Concerning (1) and (2), is this a limitation imposed on generic vector
ops. to simplify mapping to host vector instructions where
padding/alignment of elements might differ? From my understanding, the
helper above should be fine since we can assume contiguous elements?
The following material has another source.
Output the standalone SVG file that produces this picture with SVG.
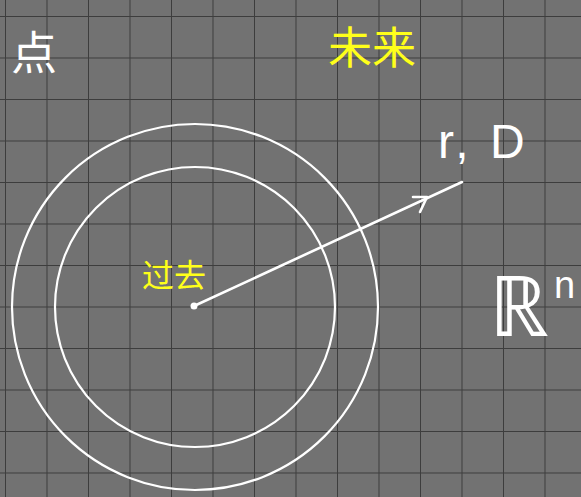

I see, I don't think we can make this work for Hexagon vector ops., as
an example consider V6_vadduwsat which performs an unsigned saturated
add of 32-bit elements, currently we emit
void emit_V6_vadduwsat(intptr_t vec2, intptr_t vec7, intptr_t vec6) {
VectorMem mem = {0};
intptr_t vec5 = temp_new_gvec(&mem, 256);
tcg_gen_gvec_zext(MO_64, MO_32, vec5, vec7, 256, 128, 256);
intptr_t vec1 = temp_new_gvec(&mem, 256);
tcg_gen_gvec_zext(MO_64, MO_32, vec1, vec6, 256, 128, 256);
tcg_gen_gvec_add(MO_64, vec1, vec1, vec5, 256, 256);
intptr_t vec3 = temp_new_gvec(&mem, 256);
tcg_gen_gvec_dup_imm(MO_64, vec3, 256, 256, 4294967295ull);
tcg_gen_gvec_umin(MO_64, vec1, vec1, vec3, 256, 256);
tcg_gen_gvec_trunc(MO_32, MO_64, vec2, vec1, 128, 256, 128);
}
so we really do rely on the size-changing property of zext here, the
input vectors are 128-byte and we expand them to 256-byte. We could
expand vector operations within the instruction to the largest vector
size, but would need to zext and trunc to destination and source
registers anyway.